Nach Protesten in der Türkei: Vorwurf des „virtuellen Terrorismus“

Die türkische Gruppe „RedHack“ wird von den Behörden verfolgt, weil sie online zu Straftaten aufgerufen habe. Indes soll es weitere Festnahmen gegeben haben.

Demonstration in Istanbul vergangenes Wochenende. Bild: ap

ISTANBUL dpa/taz | Nach den Protesten in der Türkei wollen die Behörden einem Zeitungsbericht zufolge eine örtliche Gruppe von Netzaktivisten wegen „virtuellem Terrorismus“ verfolgen. Die Ermittlungen hätten ergeben, dass die linke Gruppe RedHack via Twitter zu Protesten und Straftaten aufgerufen habe, berichtete die Zeitung Sabah unter Berufung auf entsprechende offizielle Unterlagen. RedHack-Angehörige, deren IP-Adressen und Identitäten ermittelt würden, würden wegen „virtuellem Terrorismus“ belangt werden.
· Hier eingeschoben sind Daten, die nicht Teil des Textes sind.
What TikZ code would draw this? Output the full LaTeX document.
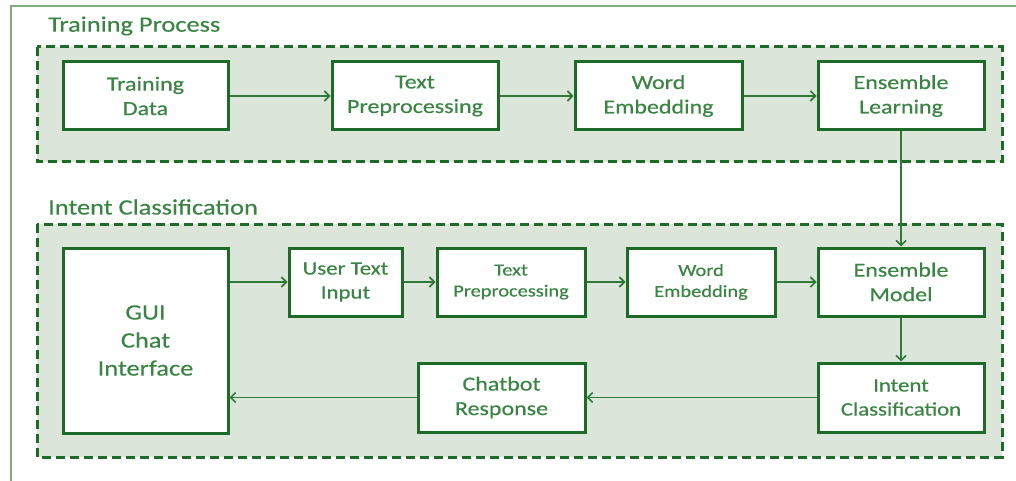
\documentclass[tikz,border=0pt]{standalone}
\usepackage{fontspec}
\setmainfont[FakeStretch=1.2,FakeBold=0.4]{Carlito}
\usetikzlibrary{arrows.meta}
\definecolor{dkgreen}{HTML}{1E6B28}
\definecolor{txtgreen}{HTML}{3A8444}
\definecolor{lnkgreen}{HTML}{2F7A38}
\definecolor{regfill}{HTML}{DCE5DA}
\definecolor{frame}{HTML}{7DAF80}
\tikzset{
  box/.style={draw=dkgreen, line width=3pt, fill=white, inner sep=0pt, align=center,
    text=txtgreen, font=\fontsize{20}{24.5}\selectfont},
  smalltext/.style={font=\fontsize{17}{21}\selectfont},
  region/.style={draw=dkgreen, line width=3pt, dash pattern=on 9pt off 5pt, fill=regfill},
  title/.style={anchor=west, text=txtgreen, inner sep=0pt, font=\fontsize{22}{26}\selectfont},
  link/.style={draw=lnkgreen, line width=1.6pt, -{Straight Barb[length=5pt,width=10pt,line width=1.6pt]}},
  plain/.style={draw=lnkgreen, line width=1.6pt}
}
\begin{document}
\begin{tikzpicture}[x=1pt,y=-1pt]
\useasboundingbox (0,0) rectangle (1016,481);
% outer frame (top and left lines only visible)
\draw[frame, line width=2pt] (11,482) -- (11,6) -- (1017,6);
% regions
\path[region] (37,47) rectangle (1002,162);
\path[region] (37,224) rectangle (1002,457);
\node[title] (t1) at (48,26) {Training Process};
\node[title] (t2) at (48,207) {Intent Classification};
% training row
\node[box, minimum width=165, minimum height=68] (td) at (145.5,96) {Training\\Data};
\node[box, minimum width=166, minimum height=68] (tp) at (415,96) {Text\\Preprocessing};
\node[box, minimum width=167, minimum height=68] (we) at (658.5,96) {Word\\Embedding};
\node[box, minimum width=166, minimum height=68] (el) at (901,96) {Ensemble\\Learning};
% intent row
\node[box, minimum width=165, minimum height=185, font=\fontsize{22}{28}\selectfont] (gui) at (145.5,340.5) {GUI\\Chat\\Interface};
\node[box, minimum width=113, minimum height=68, font=\fontsize{19}{24}\selectfont] (uti) at (345.5,282) {User Text\\Input};
\node[box, smalltext, minimum width=148, minimum height=68] (tp2) at (511,282) {Text\\Preprocessing};
\node[box, smalltext, minimum width=148, minimum height=68] (we2) at (701,282) {Word\\Embedding};
\node[box, minimum width=166, minimum height=68] (em) at (901,282) {Ensemble\\Model};
\node[box, minimum width=166, minimum height=69, font=\fontsize{19}{24}\selectfont] (ic) at (901,397.5) {Intent\\Classification};
\node[box, minimum width=167, minimum height=69] (cr) at (501.5,397.5) {Chatbot\\Response};
% connectors
\draw[link] (td) -- (tp);
\draw[link] (tp) -- (we);
\draw[link] (we) -- (el);
\draw[link] (el) -- (em);
\draw[link] (uti.west -| gui.east) -- (uti);
\draw[link] (uti) -- (tp2);
\draw[link] (tp2) -- (we2);
\draw[link] (we2) -- (em);
\draw[link] (em) -- (ic);
\draw[link] (ic) -- (cr);
\draw[link] (cr.west) -- (cr.west -| gui.east);
\end{tikzpicture}
\end{document}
Da die türkischen Massenmedien lediglich äußerst zurückhaltend über die regierungsfeindlichen Proteste berichteten, wurden Nachrichten darüber vor allem über soziale Medien wie Twitter verbreitet. Die Regierung hat angekündigt, Twitter-Botschaften nach provokativen Aufrufen zu durchkämmen und die Urheber strafrechtlich zu verfolgen.

RedHack hatte zu Protesten aufgerufen. Die anonyme Gruppe soll in den vergangenen Wochen außerdem die Webseite der Religionsbehörde und eine Datenbank der Istanbuler Verwaltung angegriffen haben. Dort soll sie Strom- und Telefonrechnungen öffentlicher Einrichtungen gelöscht und Konten für nicht existente Institutionen angelegt haben, die sie nach den Toten der Proteste benannte. RedHack nutzt als Symbol wahlweise Hammer und Sichel oder Keyboard und Sichel. Die Gruppe bezeichnet sich als „Stimme der Unterdrückten“.

Die Zeitung Hürriyet Daily News berichtete am Freitag über eine dritte Welle von Festnahmen wegen der Proteste. Vor allem in Izmir, aber auch in den Städten Istanbul, Manisa und Batman habe es Razzien gegeben. Sicherheitskräfte hätten 15 Menschen festgenommen. Ihnen werde vorgeworfen, Molotow-Cocktails geworfen und Privateigentum beschädigt zu haben. Die landesweiten Proteste begannen Ende Mai. Sie sind in den vergangenen Tagen abgeflaut.

Aufruf deutscher Künstler

Künstler aus Deutschland haben in einem Aufruf die türkische Regierung aufgefordert, Anfeindungen gegen Kulturschaffende in dem Land zu stoppen. „Offensichtlich hat sich in der Türkei wieder ein Klima der Denunziation und des Hasses gegen Kreative breit gemacht, das längst überwunden schien“, heißt es in dem Schreiben, das Grünen-Chefin Claudia Roth, der Autor Moritz Rinke und die Theater-Intendantin Shermin Langhoff initiiert haben.

Zu den Erstunterzeichnern gehören unter anderem der Schauspieler Mario Adorf, der Musiker Jan Delay, die Schauspielerinnen Jasmin Tabatabai und Sibel Kekilli sowie Co-Grünen-Chef Cem Özdemir. „Wenn Künstler, wie der Theaterregisseur Mehmet Ali Alabora von regierungsnahen Stellen in einer Weise diffamiert werden, die einem Aufruf zur Lynchjustiz nahekommt, (...) ist die Freiheit von Kunst und Kultur in Gefahr“, so die Unterzeichner. Bestürzt hätten sie einen entsprechenden Aufruf in der Türkei zur Kenntnis genommen. Für weitere Unterschriften hat Roth den Brief im Internet veröffentlicht.